(Recorded data)
## begin

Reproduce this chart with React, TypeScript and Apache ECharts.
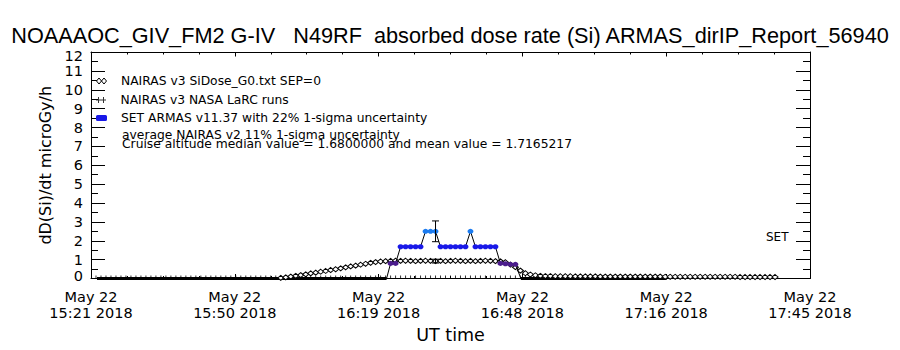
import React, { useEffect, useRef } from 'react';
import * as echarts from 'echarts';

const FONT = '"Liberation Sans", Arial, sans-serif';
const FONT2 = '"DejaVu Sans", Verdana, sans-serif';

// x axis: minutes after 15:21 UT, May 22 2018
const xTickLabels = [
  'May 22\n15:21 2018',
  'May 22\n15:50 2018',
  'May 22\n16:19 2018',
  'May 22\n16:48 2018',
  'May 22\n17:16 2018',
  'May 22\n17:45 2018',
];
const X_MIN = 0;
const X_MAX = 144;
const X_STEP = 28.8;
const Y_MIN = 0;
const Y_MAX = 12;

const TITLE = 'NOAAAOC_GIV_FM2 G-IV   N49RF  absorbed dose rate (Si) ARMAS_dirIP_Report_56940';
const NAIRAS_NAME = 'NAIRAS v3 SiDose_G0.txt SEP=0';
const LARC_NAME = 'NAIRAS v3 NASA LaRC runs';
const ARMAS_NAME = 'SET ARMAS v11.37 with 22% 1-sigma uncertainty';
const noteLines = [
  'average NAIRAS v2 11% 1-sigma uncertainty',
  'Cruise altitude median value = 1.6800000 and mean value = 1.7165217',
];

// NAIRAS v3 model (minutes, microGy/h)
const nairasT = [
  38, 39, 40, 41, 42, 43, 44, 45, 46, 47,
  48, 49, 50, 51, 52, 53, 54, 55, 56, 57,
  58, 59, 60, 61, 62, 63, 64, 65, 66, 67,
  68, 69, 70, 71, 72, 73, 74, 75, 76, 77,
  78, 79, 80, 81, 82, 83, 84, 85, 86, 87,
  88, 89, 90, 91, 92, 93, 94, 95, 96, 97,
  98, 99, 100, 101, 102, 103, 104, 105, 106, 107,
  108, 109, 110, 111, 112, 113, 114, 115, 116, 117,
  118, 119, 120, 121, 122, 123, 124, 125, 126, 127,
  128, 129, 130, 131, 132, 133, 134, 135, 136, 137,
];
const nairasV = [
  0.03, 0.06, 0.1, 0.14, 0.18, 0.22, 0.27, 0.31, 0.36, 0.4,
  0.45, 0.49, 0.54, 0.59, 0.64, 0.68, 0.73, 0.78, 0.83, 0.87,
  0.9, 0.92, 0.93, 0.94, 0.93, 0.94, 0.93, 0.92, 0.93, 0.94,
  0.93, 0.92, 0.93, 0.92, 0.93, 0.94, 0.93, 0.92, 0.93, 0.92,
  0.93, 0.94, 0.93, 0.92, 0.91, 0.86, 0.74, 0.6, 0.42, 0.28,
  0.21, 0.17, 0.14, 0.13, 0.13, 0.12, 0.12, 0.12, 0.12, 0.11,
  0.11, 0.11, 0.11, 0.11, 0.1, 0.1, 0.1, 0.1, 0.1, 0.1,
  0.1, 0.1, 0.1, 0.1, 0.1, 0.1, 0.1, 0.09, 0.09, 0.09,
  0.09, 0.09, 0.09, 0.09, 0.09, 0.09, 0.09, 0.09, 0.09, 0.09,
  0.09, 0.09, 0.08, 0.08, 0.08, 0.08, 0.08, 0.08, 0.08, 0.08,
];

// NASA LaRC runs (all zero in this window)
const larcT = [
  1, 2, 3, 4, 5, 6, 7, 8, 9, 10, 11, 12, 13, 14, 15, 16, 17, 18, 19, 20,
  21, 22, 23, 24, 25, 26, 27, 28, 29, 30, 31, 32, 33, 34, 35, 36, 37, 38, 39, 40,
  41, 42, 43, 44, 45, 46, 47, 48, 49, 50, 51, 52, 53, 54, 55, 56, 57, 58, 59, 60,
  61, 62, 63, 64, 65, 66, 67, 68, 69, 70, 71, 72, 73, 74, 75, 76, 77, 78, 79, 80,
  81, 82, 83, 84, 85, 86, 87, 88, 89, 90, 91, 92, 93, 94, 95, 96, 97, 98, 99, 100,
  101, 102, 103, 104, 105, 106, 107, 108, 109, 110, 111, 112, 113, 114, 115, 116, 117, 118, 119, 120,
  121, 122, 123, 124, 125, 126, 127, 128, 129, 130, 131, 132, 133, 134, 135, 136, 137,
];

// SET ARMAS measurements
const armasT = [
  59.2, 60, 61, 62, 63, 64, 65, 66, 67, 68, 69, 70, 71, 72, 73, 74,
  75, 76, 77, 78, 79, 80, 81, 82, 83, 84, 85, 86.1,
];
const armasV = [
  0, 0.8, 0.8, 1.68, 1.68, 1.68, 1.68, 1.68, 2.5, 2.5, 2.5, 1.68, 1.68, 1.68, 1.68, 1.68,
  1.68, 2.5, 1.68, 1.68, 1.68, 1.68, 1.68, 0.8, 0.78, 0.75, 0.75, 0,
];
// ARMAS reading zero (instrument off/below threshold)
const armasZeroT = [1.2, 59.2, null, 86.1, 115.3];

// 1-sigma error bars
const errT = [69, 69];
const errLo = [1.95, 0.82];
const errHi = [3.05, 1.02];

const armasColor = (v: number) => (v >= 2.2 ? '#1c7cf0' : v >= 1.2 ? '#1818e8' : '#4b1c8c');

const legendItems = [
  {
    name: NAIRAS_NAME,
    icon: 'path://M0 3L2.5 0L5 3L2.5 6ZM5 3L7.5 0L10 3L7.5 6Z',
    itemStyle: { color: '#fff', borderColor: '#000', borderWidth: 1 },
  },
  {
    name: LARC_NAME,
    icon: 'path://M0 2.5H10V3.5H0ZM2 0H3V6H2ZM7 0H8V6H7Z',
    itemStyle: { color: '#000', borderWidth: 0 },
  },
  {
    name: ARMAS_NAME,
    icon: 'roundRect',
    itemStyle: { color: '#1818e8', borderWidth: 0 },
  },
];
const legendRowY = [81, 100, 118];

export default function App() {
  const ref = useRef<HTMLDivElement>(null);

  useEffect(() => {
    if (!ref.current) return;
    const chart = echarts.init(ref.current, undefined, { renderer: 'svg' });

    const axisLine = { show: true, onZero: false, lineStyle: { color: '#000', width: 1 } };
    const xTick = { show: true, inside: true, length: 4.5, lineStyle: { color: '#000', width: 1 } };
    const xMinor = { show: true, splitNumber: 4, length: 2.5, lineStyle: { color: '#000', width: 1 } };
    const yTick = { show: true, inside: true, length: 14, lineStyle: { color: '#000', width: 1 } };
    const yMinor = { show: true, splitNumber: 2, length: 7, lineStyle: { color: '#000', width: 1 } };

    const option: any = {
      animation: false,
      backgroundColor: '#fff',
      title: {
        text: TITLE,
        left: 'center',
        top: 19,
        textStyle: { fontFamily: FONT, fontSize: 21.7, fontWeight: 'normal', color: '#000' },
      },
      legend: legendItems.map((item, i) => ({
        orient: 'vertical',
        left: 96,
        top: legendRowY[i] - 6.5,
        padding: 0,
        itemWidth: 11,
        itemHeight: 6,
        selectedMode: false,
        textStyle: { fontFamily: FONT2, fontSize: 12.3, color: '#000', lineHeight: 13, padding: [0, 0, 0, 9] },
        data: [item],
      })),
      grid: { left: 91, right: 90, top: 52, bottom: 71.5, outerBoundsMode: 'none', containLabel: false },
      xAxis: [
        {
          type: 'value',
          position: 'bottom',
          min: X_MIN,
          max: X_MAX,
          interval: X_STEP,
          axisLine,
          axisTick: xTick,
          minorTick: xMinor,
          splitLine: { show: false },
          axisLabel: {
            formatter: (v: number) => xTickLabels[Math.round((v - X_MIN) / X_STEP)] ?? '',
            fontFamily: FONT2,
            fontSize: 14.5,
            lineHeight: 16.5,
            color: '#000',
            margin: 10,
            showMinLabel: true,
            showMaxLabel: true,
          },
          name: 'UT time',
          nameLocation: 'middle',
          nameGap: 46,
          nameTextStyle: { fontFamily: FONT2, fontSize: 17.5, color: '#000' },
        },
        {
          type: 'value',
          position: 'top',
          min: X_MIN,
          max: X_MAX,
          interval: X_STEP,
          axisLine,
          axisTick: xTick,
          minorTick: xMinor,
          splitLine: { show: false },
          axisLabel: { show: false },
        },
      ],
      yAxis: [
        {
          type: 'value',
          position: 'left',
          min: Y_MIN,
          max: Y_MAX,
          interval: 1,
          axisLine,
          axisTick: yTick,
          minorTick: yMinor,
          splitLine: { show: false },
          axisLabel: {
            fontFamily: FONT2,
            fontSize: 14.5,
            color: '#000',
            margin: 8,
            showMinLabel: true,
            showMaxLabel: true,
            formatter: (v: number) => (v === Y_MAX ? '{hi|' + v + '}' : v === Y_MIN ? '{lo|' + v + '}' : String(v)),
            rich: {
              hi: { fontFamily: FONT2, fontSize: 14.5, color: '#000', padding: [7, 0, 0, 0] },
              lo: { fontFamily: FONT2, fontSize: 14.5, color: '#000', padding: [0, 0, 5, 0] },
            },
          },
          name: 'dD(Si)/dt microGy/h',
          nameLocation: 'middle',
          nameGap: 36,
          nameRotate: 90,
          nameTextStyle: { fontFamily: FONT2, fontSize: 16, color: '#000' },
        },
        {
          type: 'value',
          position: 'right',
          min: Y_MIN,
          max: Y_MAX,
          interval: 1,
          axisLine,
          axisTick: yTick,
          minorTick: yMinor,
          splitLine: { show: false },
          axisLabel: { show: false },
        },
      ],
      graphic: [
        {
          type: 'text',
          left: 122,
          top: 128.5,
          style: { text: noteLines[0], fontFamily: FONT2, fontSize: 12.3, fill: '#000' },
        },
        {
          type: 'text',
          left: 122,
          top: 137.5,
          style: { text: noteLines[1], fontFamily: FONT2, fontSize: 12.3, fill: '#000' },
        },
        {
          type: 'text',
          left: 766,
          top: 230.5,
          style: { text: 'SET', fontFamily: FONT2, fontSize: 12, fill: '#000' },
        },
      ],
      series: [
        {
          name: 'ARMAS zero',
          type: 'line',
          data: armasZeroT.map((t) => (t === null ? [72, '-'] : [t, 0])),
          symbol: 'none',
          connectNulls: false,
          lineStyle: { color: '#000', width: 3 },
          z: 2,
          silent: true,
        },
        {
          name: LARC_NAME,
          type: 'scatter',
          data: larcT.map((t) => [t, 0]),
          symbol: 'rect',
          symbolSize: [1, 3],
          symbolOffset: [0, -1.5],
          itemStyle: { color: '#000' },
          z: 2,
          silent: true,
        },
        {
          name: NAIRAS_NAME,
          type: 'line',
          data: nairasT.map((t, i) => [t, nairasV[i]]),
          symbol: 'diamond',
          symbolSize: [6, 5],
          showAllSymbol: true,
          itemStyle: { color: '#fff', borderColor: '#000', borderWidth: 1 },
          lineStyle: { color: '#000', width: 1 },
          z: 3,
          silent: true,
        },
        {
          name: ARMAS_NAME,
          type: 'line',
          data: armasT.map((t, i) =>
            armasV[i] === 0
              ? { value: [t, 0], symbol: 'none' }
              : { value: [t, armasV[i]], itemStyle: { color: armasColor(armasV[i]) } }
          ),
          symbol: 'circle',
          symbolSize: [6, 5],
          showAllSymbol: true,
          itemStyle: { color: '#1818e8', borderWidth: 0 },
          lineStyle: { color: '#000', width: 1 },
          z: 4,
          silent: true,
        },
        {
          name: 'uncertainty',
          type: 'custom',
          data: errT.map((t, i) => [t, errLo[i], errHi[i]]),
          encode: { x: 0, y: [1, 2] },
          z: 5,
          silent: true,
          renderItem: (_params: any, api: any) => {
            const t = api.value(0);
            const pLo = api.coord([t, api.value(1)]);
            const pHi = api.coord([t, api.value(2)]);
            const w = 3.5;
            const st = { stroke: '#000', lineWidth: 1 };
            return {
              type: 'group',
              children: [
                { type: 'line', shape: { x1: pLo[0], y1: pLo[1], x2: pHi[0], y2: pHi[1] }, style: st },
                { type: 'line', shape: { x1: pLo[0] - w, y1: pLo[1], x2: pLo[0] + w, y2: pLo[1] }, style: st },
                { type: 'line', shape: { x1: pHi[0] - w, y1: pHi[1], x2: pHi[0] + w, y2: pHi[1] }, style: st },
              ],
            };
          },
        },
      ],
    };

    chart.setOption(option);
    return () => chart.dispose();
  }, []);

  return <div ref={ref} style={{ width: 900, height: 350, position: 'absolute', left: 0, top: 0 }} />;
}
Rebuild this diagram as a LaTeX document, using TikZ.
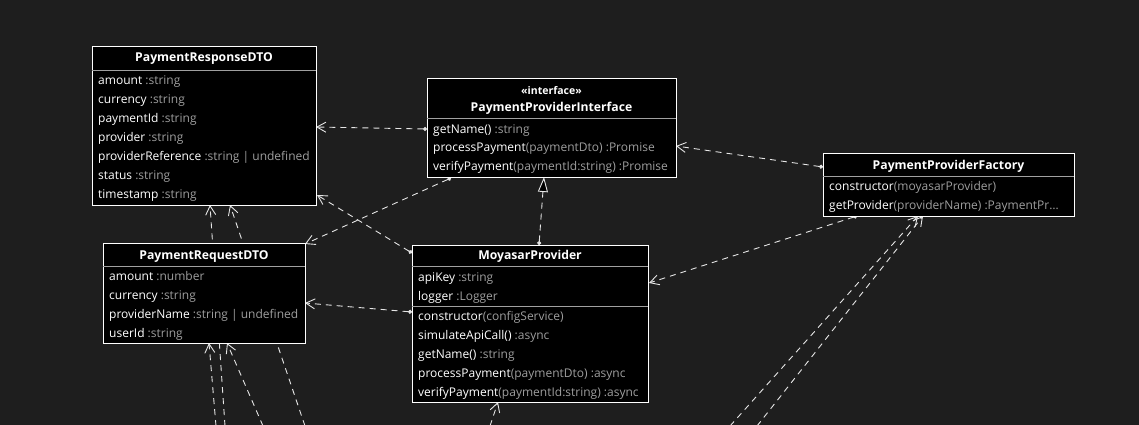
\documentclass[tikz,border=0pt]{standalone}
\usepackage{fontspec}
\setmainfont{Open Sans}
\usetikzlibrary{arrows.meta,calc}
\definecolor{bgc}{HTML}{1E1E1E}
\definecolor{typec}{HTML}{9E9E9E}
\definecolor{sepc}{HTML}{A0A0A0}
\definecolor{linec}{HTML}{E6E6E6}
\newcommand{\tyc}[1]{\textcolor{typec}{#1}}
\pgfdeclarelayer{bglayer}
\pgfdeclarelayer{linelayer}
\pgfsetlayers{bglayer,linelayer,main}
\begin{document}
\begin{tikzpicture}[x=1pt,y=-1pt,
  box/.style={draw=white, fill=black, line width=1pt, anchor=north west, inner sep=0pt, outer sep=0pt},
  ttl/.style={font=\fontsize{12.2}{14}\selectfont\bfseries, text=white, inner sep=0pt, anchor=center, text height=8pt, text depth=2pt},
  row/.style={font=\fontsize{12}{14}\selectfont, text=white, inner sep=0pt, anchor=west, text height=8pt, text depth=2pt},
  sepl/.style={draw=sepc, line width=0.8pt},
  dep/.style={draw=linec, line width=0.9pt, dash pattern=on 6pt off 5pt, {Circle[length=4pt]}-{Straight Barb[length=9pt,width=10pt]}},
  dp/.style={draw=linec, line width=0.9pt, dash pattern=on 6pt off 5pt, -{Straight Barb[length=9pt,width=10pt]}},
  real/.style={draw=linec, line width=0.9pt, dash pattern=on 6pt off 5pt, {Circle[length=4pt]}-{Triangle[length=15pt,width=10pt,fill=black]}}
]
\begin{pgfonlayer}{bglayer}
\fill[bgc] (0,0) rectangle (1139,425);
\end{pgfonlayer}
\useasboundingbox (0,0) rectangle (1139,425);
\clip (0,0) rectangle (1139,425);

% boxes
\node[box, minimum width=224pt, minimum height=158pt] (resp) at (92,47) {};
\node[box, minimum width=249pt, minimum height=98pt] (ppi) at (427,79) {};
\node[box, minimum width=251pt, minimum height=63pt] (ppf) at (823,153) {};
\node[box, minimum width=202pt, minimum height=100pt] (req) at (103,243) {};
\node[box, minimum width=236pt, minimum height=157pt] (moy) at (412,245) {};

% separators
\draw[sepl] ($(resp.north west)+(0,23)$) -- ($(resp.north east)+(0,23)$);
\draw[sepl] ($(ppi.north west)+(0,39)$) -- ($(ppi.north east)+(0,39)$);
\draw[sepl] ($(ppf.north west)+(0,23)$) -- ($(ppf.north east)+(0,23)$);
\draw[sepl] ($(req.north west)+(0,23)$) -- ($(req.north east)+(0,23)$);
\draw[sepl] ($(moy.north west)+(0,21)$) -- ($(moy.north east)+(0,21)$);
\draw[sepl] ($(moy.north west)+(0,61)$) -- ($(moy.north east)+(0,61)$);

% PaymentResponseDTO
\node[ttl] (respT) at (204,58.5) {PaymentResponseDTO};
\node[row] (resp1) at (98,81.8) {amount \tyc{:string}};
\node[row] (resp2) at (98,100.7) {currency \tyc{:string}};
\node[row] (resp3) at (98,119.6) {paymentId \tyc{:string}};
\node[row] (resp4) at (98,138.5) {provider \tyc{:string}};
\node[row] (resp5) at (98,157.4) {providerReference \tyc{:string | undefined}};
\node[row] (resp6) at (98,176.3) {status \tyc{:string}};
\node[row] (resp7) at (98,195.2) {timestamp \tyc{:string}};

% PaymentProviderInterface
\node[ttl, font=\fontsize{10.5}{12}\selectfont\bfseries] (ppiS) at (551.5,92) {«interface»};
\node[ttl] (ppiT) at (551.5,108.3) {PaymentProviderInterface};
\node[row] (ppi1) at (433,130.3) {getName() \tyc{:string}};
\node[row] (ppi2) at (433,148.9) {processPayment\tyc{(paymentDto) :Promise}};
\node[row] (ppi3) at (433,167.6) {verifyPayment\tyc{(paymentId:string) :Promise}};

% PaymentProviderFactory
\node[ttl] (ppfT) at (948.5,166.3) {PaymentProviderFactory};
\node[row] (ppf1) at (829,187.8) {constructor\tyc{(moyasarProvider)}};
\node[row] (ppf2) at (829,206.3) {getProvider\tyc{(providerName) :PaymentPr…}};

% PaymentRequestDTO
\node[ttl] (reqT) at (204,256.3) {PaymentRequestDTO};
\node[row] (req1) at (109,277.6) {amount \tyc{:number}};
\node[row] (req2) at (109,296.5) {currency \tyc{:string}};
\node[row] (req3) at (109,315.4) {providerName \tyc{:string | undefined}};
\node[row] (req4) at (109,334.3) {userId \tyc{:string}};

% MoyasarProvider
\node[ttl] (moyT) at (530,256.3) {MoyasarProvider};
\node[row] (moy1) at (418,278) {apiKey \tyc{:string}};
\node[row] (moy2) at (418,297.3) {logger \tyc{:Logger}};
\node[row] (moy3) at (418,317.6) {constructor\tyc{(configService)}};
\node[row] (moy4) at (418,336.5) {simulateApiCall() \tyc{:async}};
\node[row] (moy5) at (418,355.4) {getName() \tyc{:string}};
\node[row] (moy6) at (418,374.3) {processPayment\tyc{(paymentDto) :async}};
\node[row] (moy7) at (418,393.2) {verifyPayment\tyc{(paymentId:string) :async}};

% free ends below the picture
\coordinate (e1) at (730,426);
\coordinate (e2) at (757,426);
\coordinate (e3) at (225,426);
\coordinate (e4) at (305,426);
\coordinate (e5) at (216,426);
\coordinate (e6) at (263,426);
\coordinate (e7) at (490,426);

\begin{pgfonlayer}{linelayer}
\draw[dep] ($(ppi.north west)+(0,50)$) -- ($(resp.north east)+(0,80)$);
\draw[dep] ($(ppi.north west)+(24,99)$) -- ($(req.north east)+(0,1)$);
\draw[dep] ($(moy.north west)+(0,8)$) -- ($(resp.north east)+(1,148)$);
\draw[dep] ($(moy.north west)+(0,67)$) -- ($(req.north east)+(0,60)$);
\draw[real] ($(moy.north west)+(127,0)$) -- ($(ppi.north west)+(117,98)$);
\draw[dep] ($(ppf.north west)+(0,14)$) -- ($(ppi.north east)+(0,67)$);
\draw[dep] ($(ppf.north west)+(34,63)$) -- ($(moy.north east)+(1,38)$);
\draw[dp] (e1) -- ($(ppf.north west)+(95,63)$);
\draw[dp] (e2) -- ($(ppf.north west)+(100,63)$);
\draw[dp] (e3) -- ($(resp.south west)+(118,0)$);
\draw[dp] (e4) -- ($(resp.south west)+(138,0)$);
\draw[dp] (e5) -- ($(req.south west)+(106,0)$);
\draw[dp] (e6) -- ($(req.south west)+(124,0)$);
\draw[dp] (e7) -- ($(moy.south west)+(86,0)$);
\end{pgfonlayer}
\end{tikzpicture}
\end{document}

## end

- Set task: Quote the records above exactly, from the first line through the line containing "const Y_MAX = 12;", and leave out the pictures.

- Exercise output:
Reproduce this chart with React, TypeScript and Apache ECharts.
import React, { useEffect, useRef } from 'react';
import * as echarts from 'echarts';

const FONT = '"Liberation Sans", Arial, sans-serif';
const FONT2 = '"DejaVu Sans", Verdana, sans-serif';

// x axis: minutes after 15:21 UT, May 22 2018
const xTickLabels = [
  'May 22\n15:21 2018',
  'May 22\n15:50 2018',
  'May 22\n16:19 2018',
  'May 22\n16:48 2018',
  'May 22\n17:16 2018',
  'May 22\n17:45 2018',
];
const X_MIN = 0;
const X_MAX = 144;
const X_STEP = 28.8;
const Y_MIN = 0;
const Y_MAX = 12;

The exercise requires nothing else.